■ WHAT IS NEEDED: Pull each line holding the word "this" from the data.

■ TASK INPUTS:
·····

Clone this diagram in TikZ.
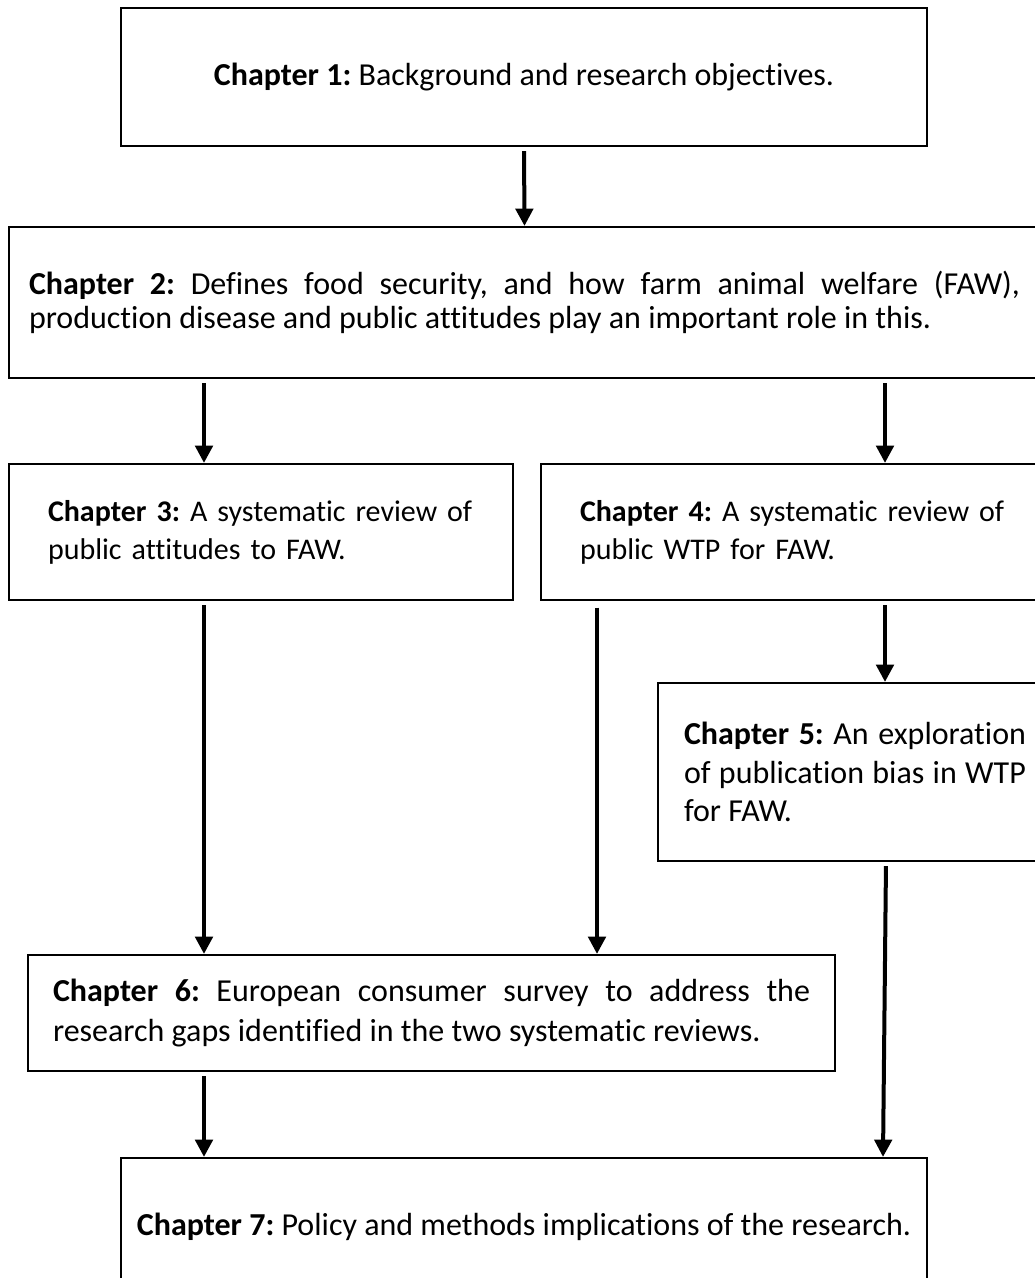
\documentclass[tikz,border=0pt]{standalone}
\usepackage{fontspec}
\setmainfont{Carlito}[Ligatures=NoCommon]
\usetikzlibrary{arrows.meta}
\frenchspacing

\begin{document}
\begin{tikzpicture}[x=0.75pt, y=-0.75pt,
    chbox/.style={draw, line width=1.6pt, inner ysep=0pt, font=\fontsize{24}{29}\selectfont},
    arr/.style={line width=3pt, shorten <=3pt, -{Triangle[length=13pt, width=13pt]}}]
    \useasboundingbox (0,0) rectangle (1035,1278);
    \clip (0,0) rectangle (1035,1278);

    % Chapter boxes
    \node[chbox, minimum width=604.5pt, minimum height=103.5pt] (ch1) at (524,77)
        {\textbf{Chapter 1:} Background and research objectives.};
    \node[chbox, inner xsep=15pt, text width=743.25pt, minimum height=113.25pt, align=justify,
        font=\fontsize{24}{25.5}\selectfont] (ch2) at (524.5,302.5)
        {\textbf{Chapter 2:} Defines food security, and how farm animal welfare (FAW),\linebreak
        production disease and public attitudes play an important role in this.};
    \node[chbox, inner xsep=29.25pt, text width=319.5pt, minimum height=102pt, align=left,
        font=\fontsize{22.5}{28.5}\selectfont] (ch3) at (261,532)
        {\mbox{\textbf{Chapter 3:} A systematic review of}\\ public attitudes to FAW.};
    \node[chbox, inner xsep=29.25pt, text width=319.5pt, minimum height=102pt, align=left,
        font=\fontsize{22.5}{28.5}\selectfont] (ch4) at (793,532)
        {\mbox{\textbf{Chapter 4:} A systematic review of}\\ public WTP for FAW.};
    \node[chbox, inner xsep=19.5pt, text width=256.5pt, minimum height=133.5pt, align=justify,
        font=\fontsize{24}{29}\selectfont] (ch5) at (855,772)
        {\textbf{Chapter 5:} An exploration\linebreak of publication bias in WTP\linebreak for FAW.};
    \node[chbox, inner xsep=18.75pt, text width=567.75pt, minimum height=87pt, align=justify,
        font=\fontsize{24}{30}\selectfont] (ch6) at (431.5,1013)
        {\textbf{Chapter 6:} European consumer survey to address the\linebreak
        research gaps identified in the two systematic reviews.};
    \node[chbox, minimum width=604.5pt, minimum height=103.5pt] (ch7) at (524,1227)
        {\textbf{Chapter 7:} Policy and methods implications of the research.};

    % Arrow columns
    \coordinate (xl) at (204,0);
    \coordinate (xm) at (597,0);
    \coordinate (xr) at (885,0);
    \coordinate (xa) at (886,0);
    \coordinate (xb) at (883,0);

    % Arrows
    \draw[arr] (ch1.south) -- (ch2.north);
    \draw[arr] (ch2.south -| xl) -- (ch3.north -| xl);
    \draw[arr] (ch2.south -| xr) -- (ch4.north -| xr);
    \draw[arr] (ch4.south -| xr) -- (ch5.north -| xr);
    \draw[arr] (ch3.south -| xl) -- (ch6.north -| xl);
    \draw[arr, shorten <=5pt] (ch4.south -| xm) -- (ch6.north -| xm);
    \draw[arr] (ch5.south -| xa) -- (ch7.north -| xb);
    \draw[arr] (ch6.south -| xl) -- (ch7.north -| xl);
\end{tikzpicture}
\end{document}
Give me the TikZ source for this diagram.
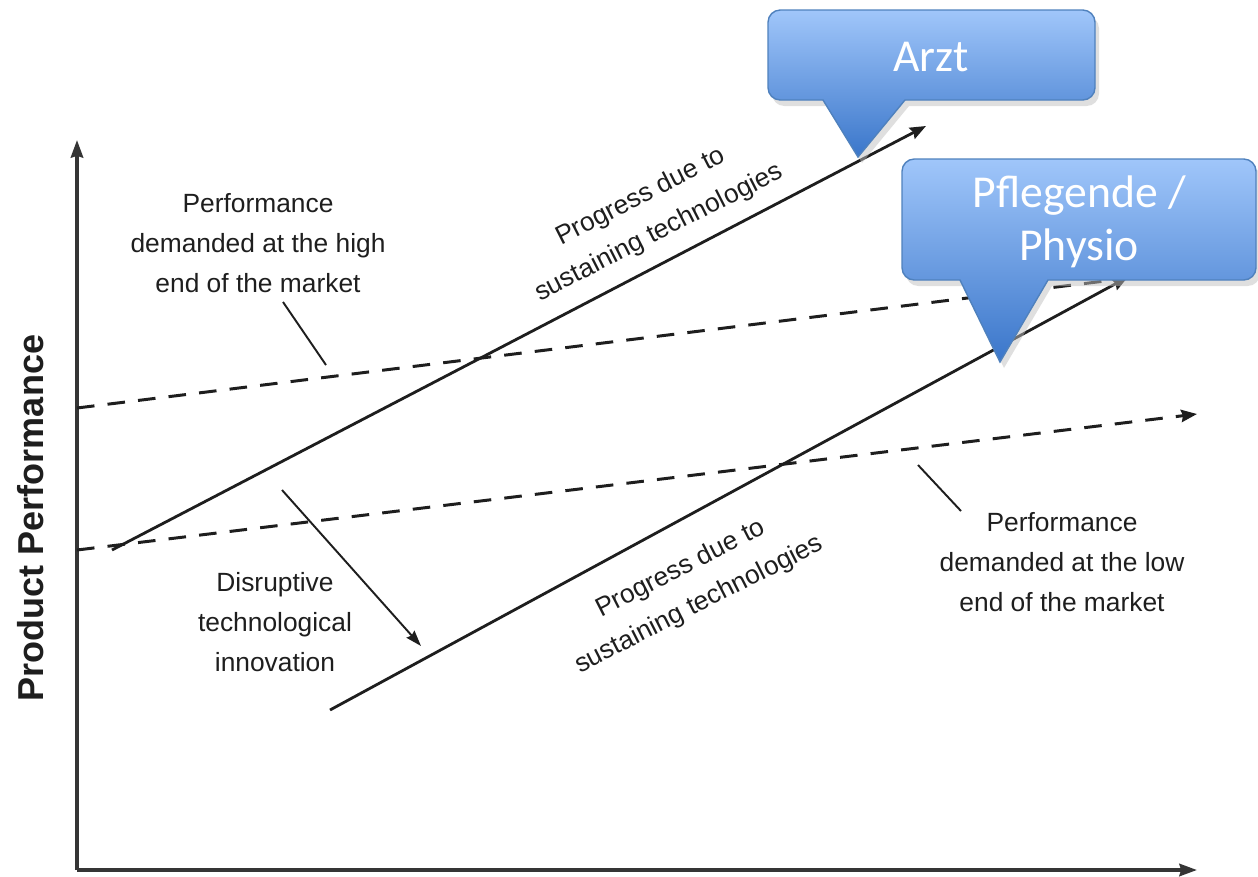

·····

■ EXERCISE RESPONSE:
Clone this diagram in TikZ.
        production disease and public attitudes play an important role in this.};
Give me the TikZ source for this diagram.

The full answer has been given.